Apesar da ausência do Presidente nas últimas duas edições, o Jantar de Correspondentes da Casa Branca não deixa de ser o principal evento de descompressão e desconstrução da política norte-americana, no que se pretende que seja uma celebração da primeira emenda, leia-se, da liberdade de expressão. Ao longo dos anos, contou com performances de comediantes como Jay Leno, Al Franken, Jon Stewart, Stephen Colbert, Seth Meyers, Conan O’Brien, Hasan Minhaj, bem como momentos de humor depreciativo por parte dos próprios presidentes, como o mítico vídeo de fim de mandato de Bill Clinton ou, já com Obama, o tradutor de raiva, interpretado por Keegan-Michael Key, ou o mic drop que ocorreu pelo término dos oito anos de presidência.

Este ano, a cerimónia ficou marcada pela atuação cáustica de Michelle Wolf, que tanto tem recebido ótimas críticas, como várias reações negativas. Michelle, de 32 anos, abandonou um emprego em Wall Street para se dedicar à comédia, começando a participar no programa Late Night with Seth Meyers a partir de 2014. Desde 2016, contribui para o The Daily Show with Trevor Noah. É stand-up comedian, presença regular do Comedy Cellar, já teve um espetáculo no Edinburgh Fringe e foi convidada da Autópsia às Eleições Americanas do comediante escocês Frankie Boyle. No último sábado, terá tido o - até agora - momento de maior exposição da carreira, ao enfrentar uma difícil plateia de jornalistas e altos funcionários da administração Trump.

A atuação, perdoem-me o cliché, não poupou ninguém. Num Mundo dividido e com a comédia sendo conotada à esquerda, às vezes pode ser tentador para um comediante cair no facilitismo de malhar apenas no inimigo, ou seja, Trump. Mas Michelle, ao longo da sua atuação de 19 minutos tensos e intensos, alvejou de forma certeira a administração, é claro, mas também o falhanço de Hillary e a conivência dos media liberais. Talvez por isso, estes últimos, sentindo o toque, tenham sido tão prolíferos em análises ao caráter ofensivo da performance de Wolf. A comediante estabeleceu o tom do seu número logo no início, com uma piada sobre o alegado envolvimento do presidente com uma atriz porno, mas sobretudo com uma isenção de responsabilidade importantíssima para a comédia: “Só relembrar aqui uma coisa, eu estou aqui para fazer piadas. Não tenho uma agenda. Não estou aqui para concretizar o que quer que seja. Logo, todos os congressistas que estão aqui, vocês devem sentir-se em casa”. Este ponto é fulcral para entender o alcance e a influência da atuação de Michele Wolf: o humor não se substitui à política e Wolf não é uma ativista.

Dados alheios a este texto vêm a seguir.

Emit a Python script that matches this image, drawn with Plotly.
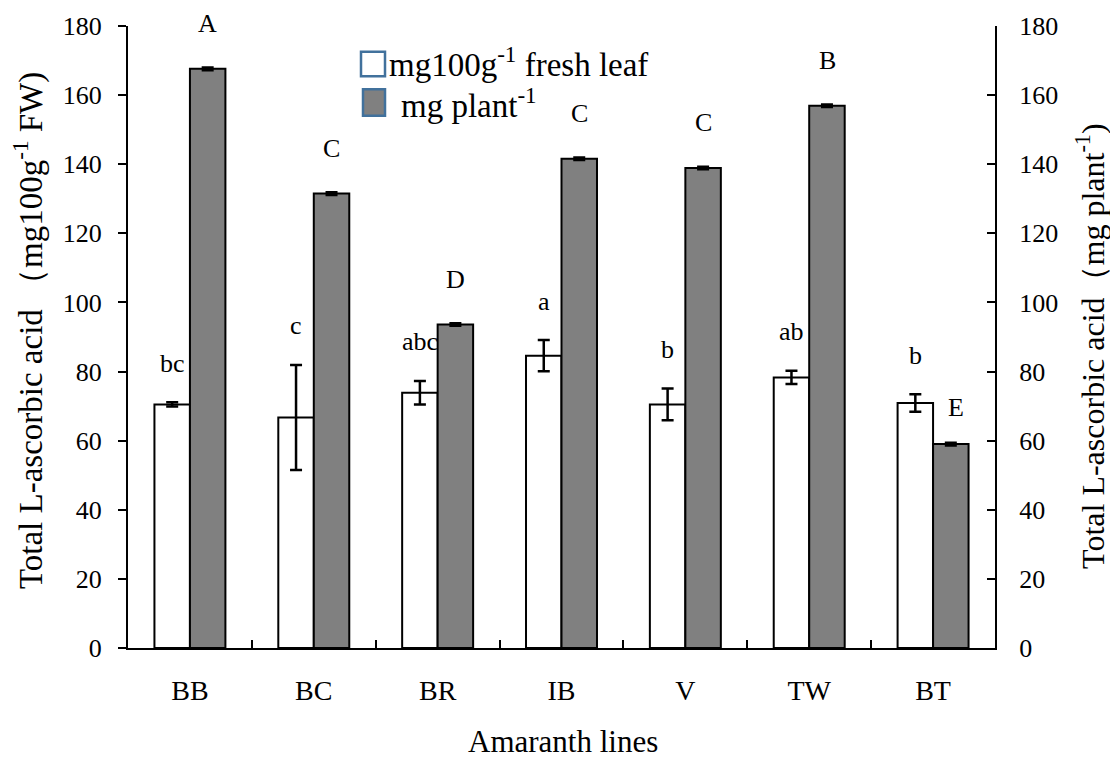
import plotly.graph_objects as go

# ---------------- data ----------------
lines = ["BB", "BC", "BR", "IB", "V", "TW", "BT"]
fresh_leaf = [70.5, 66.7, 73.9, 84.6, 70.5, 78.3, 70.9]       # mg 100g-1 FW
fresh_leaf_err = [0.6, 15.2, 3.4, 4.5, 4.6, 1.9, 2.5]
per_plant = [167.6, 131.5, 93.6, 141.6, 138.9, 156.9, 59.0]     # mg plant-1
per_plant_err = [0.3, 0.3, 0.3, 0.3, 0.3, 0.3, 0.3]
fresh_letters = ["bc", "c", "abc", "a", "b", "ab", "b"]
plant_letters = ["A", "C", "D", "C", "C", "B", "E"]

FONT = "Liberation Serif"

# plot area geometry (pixels) used to place legend / titles
W, H = 1110, 762
ML, MR, MT, MB = 128, 115, 18, 114
PW, PH = W - ML - MR, H - MT - MB


def px(xp):
    return (xp - ML) / PW


def py(yp):
    return (H - MB - yp) / PH


fig = go.Figure()
fig.add_trace(go.Bar(
    x=lines, y=fresh_leaf, name="mg100g-1 fresh leaf",
    marker=dict(color="white", line=dict(color="black", width=2)),
    error_y=dict(type="data", array=fresh_leaf_err, color="black", thickness=2.5, width=6),
    showlegend=False,
))
fig.add_trace(go.Bar(
    x=lines, y=per_plant, name="mg plant-1",
    marker=dict(color="#808080", line=dict(color="black", width=2)),
    error_y=dict(type="data", array=per_plant_err, color="black", thickness=3, width=6),
    showlegend=False,
))
# invisible trace so the right-hand axis is drawn
fig.add_trace(go.Scatter(
    x=lines, y=per_plant, yaxis="y2", mode="markers",
    marker=dict(opacity=0), hoverinfo="skip", showlegend=False,
))

annotations = []
for i, cat in enumerate(lines):
    annotations.append(dict(
        x=cat, y=fresh_leaf[i] + fresh_leaf_err[i], xref="x", yref="y",
        text=fresh_letters[i], showarrow=False, xshift=-17.8, yshift=39,
        xanchor="center", yanchor="middle",
        font=dict(family=FONT, size=26, color="black"),
    ))
    beside = plant_letters[i] == "E"
    annotations.append(dict(
        x=cat, y=per_plant[i] + per_plant_err[i], xref="x", yref="y",
        text=plant_letters[i], showarrow=False, xshift=17.8 + (5 if beside else 0),
        yshift=36 if beside else 44, xanchor="center", yanchor="middle",
        font=dict(family=FONT, size=26, color="black"),
    ))

# axis titles
annotations.append(dict(
    x=px(28), y=py(327), xref="paper", yref="paper", textangle=-90,
    text="Total L-ascorbic acid （mg100g<sup>-1</sup> FW)", showarrow=False,
    xanchor="center", yanchor="middle",
    font=dict(family=FONT, size=33, color="black"),
))
annotations.append(dict(
    x=px(1090), y=py(342), xref="paper", yref="paper", textangle=-90,
    text="Total L-ascorbic acid（mg plant<sup>-1</sup>)", showarrow=False,
    xanchor="center", yanchor="middle",
    font=dict(family=FONT, size=32, color="black"),
))
annotations.append(dict(
    x=px(563), y=py(743), xref="paper", yref="paper",
    text="Amaranth lines", showarrow=False, xanchor="center", yanchor="middle",
    font=dict(family=FONT, size=31, color="black"),
))

# manual legend
annotations.append(dict(
    x=px(388), y=py(54), xref="paper", yref="paper",
    text="mg100g<sup>-1</sup> fresh leaf", showarrow=False, xanchor="left", yanchor="middle",
    font=dict(family=FONT, size=33, color="black"), borderpad=0,
))
annotations.append(dict(
    x=px(400), y=py(96), xref="paper", yref="paper",
    text="mg plant<sup>-1</sup>", showarrow=False, xanchor="left", yanchor="middle",
    font=dict(family=FONT, size=33, color="black"), borderpad=0,
))
shapes = [
    dict(type="rect", xref="paper", yref="paper", x0=px(361), x1=px(385), y0=py(69), y1=py(44),
         fillcolor="white", line=dict(color="#41719C", width=2.5)),
    dict(type="rect", xref="paper", yref="paper", x0=px(363), x1=px(385), y0=py(109), y1=py(82),
         fillcolor="#808080", line=dict(color="#41719C", width=2.5)),
]

fig.update_layout(
    width=W, height=H,
    margin=dict(l=ML, r=MR, t=MT, b=MB),
    paper_bgcolor="white", plot_bgcolor="white",
    barmode="group", bargap=0.427, bargroupgap=0,
    font=dict(family=FONT, color="black"),
    xaxis=dict(
        showline=True, linecolor="black", linewidth=2,
        ticks="inside", tickson="boundaries", ticklen=8, tickwidth=1.5, tickcolor="black",
        tickfont=dict(family=FONT, size=28, color="black"),
        ticklabelstandoff=16, showgrid=False, zeroline=False,
    ),
    yaxis=dict(
        range=[0, 180], dtick=20, showline=True, linecolor="black", linewidth=2,
        ticks="outside", ticklen=8, tickwidth=1.5, tickcolor="black",
        tickfont=dict(family=FONT, size=26, color="black"),
        ticklabelstandoff=11, showgrid=False, zeroline=False,
    ),
    yaxis2=dict(
        range=[0, 180], dtick=20, overlaying="y", side="right",
        showline=True, linecolor="black", linewidth=2,
        ticks="inside", ticklen=8, tickwidth=1.5, tickcolor="black",
        tickfont=dict(family=FONT, size=26, color="black"),
        ticklabelstandoff=17, showgrid=False, zeroline=False,
    ),
    annotations=annotations,
    shapes=shapes,
)

fig.write_html("out.html")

Ao humor não cabe escrutinar. O humor será eficaz a pôr em causa o poder, quanto menos comprometido estiver com essa missão, e mais leal for ao objetivo de fazer rir. Michelle disse, numa entrevista anterior ao jantar de correspondentes, que não acreditava no “humor de professor cool, em que nos vamos rir ao mesmo tempo em que aprendemos qualquer coisinha”. Michelle acabou por fazer uma arrojada atuação de comédia para uma sala que representa uma sociedade que se esqueceu do que é liberdade de expressão e que de certo esperava os paninhos quentes que já não são só expectáveis, mas exigíveis. O que terá doído ao establishment mediático americano, não terão sido as considerações sobre a maquilhagem de Sarah Huckabee Sanders, a assessora de imprensa de Trump, mas a reflexão final sobre a relação dos media com o presidente, de como alimentaram e lucraram de um monstro que agora não controlam; de como fingem odiá-lo, mas na verdade o amam, como a um ex-namorado ainda não esquecido.

Como disse o comediante Dave Chapelle sobre o tema, “I didn’t see her pander once” (Não a vi procurar satisfazer a audiência). Michelle Wolf não escolheu ser acolhida no meio dos escrutinados e escrutinadores, mas causar um desconforto desnecessário, sublinhar a tensão existente, não cair na tentação da banalização, não assumir o papel de boba da corte. Talvez nos tenhamos esquecido de que o humor não tem como objetivo criar pontes, não se exige que aproxime, necessariamente. O humor não é uma plataforma para dizer o que cai bem. Contudo, Donald Trump, que já reagiu ao sucedido através da rede social do costume, tem razão num ponto específico: “o Jantar de Correspondentes da Casa Branca está morto”. Não pelas críticas que lhe são dirigidas, mas pelo comunicado da organização a demarcar-se do monólogo de Wolf. Fica difícil defender a primeira emenda, quando são os próprios jornalistas a obstar à liberdade de expressão.